-- Start of MATERIAL FOR THE TASK --

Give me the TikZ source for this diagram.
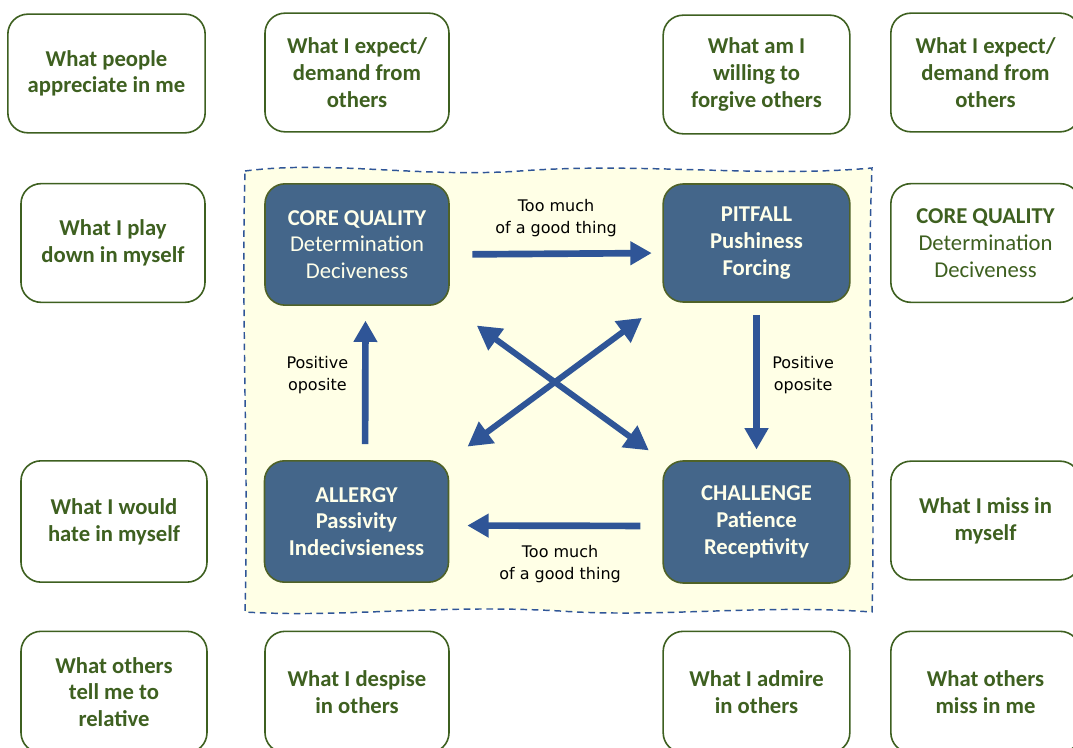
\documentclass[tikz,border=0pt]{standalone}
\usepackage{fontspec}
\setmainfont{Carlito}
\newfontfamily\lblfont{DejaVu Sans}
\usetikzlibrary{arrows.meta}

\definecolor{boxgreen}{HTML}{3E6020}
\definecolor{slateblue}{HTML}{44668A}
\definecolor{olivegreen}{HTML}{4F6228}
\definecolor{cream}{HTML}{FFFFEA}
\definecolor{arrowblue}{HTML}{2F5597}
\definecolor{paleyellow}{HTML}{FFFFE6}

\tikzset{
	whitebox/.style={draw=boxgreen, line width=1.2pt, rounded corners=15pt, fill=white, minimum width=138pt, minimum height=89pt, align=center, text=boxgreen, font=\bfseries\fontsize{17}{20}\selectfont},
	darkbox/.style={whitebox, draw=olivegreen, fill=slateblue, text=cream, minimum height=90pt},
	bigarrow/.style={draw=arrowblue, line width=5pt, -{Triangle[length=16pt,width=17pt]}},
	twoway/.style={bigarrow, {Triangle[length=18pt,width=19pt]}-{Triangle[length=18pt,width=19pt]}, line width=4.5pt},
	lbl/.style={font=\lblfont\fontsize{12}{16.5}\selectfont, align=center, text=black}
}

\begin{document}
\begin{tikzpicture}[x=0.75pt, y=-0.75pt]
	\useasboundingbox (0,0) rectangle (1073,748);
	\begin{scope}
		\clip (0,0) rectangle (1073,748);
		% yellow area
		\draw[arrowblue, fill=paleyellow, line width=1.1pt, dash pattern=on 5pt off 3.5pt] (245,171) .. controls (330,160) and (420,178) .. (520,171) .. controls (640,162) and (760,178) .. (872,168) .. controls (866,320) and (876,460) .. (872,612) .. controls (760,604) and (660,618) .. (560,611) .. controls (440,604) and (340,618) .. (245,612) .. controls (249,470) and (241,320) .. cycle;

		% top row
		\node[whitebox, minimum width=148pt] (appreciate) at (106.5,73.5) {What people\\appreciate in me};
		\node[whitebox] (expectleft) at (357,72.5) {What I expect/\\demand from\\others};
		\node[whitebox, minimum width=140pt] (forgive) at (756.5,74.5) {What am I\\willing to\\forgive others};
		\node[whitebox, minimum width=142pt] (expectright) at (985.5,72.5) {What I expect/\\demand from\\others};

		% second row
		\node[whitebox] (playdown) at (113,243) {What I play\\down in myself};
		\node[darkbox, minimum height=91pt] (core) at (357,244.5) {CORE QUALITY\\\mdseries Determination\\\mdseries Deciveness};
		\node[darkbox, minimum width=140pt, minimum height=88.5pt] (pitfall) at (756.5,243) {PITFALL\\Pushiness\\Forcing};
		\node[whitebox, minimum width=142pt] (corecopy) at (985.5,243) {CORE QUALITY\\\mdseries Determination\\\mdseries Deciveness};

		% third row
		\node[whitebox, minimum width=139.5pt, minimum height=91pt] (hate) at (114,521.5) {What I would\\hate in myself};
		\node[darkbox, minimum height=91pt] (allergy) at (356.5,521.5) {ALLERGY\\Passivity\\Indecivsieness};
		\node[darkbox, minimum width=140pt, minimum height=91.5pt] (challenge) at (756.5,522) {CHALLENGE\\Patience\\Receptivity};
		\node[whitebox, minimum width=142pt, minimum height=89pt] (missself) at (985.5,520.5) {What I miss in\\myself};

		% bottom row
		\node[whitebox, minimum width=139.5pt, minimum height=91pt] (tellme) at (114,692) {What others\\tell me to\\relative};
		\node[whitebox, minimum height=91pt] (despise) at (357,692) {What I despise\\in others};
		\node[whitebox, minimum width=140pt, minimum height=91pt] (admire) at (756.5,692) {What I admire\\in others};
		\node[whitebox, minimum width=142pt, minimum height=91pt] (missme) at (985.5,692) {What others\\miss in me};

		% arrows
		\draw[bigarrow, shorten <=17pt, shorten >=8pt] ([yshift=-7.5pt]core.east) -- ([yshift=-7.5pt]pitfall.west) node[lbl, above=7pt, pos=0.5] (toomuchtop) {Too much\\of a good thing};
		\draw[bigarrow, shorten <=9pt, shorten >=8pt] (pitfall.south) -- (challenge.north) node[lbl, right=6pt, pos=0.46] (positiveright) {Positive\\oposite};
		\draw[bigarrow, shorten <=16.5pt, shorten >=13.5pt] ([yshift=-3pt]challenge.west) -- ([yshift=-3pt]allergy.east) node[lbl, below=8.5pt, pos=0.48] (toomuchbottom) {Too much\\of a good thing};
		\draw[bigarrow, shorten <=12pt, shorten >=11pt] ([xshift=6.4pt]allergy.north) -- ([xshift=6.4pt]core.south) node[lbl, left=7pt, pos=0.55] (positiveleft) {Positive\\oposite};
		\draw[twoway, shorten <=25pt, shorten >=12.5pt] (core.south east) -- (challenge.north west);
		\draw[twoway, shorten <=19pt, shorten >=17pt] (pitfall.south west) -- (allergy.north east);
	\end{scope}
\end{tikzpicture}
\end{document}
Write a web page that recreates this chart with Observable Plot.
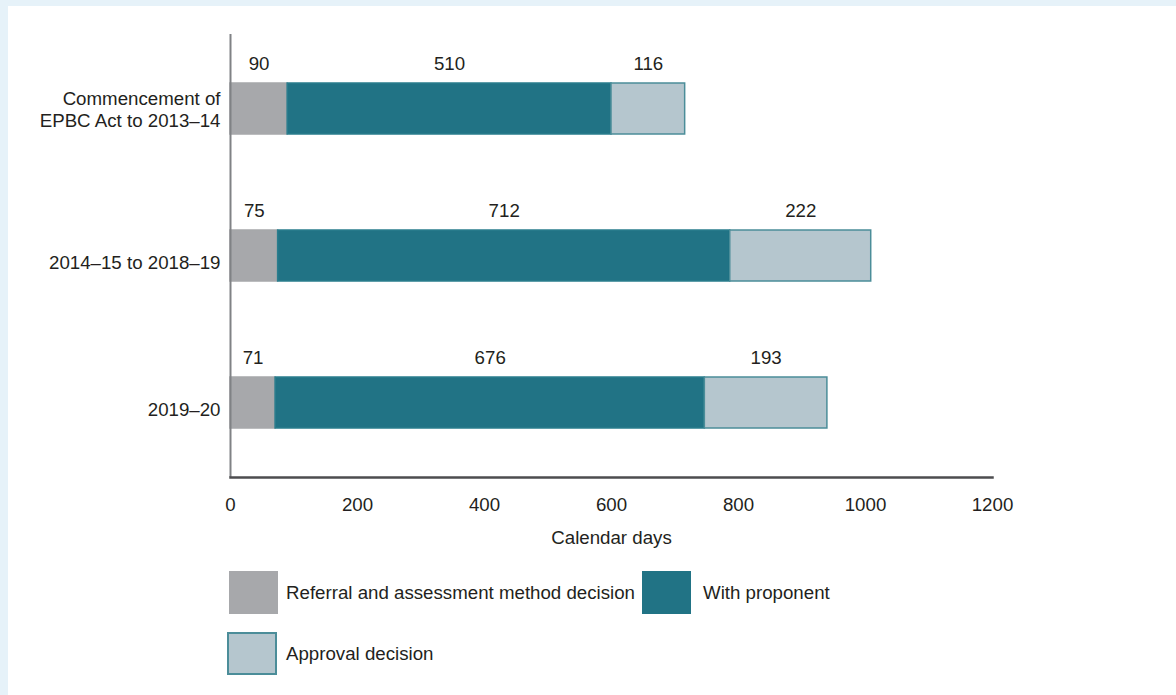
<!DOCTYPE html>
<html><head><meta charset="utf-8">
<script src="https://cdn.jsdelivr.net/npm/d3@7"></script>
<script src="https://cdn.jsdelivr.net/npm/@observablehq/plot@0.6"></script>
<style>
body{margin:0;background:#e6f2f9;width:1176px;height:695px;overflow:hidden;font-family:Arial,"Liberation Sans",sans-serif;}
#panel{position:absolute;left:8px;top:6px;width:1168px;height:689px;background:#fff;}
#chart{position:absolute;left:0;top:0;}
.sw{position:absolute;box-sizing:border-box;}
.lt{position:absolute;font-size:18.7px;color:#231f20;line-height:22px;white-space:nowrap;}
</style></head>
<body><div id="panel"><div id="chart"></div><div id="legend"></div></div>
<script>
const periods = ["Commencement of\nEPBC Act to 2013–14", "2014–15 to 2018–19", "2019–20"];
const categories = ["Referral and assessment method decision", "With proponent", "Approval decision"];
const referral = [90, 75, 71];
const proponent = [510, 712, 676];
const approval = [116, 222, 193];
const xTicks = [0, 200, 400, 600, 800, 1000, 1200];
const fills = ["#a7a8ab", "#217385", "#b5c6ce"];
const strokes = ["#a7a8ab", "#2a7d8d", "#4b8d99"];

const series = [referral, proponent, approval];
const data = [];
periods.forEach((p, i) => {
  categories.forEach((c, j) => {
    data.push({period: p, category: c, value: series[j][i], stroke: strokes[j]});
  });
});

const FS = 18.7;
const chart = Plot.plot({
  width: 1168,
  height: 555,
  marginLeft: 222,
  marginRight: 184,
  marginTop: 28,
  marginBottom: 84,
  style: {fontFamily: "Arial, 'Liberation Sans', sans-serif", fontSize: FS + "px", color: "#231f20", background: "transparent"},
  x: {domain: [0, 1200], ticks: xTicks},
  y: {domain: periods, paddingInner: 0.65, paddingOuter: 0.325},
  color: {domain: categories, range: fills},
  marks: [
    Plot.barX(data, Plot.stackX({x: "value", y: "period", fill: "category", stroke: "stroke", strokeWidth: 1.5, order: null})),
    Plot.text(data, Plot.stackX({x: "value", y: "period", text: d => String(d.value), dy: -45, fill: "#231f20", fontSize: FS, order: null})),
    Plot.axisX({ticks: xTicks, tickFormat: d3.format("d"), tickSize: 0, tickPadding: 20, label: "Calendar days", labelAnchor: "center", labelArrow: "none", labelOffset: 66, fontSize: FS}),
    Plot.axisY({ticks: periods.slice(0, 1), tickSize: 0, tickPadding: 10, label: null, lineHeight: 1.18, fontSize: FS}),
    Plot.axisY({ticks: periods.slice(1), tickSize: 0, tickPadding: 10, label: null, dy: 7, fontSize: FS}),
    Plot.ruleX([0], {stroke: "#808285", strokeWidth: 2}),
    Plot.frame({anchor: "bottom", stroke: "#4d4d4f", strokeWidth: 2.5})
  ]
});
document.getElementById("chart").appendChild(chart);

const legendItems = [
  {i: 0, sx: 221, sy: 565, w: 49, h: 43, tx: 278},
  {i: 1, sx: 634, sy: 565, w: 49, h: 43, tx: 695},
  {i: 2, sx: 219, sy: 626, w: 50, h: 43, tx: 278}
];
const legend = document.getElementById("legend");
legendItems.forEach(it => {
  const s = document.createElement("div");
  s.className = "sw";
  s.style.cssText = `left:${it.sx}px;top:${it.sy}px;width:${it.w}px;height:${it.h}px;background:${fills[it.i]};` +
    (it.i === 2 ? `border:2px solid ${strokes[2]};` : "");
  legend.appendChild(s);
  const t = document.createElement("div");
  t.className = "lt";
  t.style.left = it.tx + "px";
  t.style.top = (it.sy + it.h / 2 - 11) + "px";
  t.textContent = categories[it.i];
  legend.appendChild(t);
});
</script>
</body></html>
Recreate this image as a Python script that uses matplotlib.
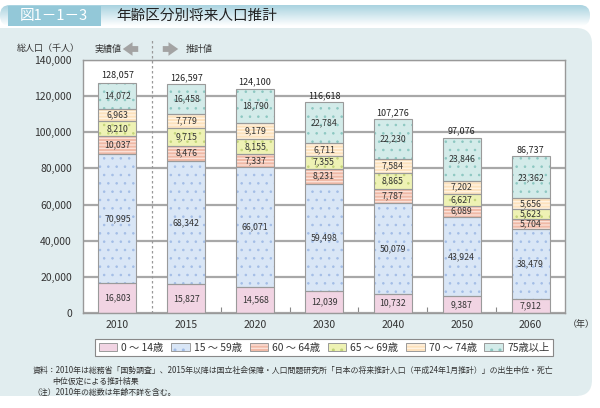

-- End of MATERIAL FOR THE TASK --

WRITTEN EXERCISE:
In the records above, find the lines containing "that" and copy them.

FULL SOLUTION:
Write a web page that recreates this chart with Observable Plot.
Recreate this image as a Python script that uses matplotlib.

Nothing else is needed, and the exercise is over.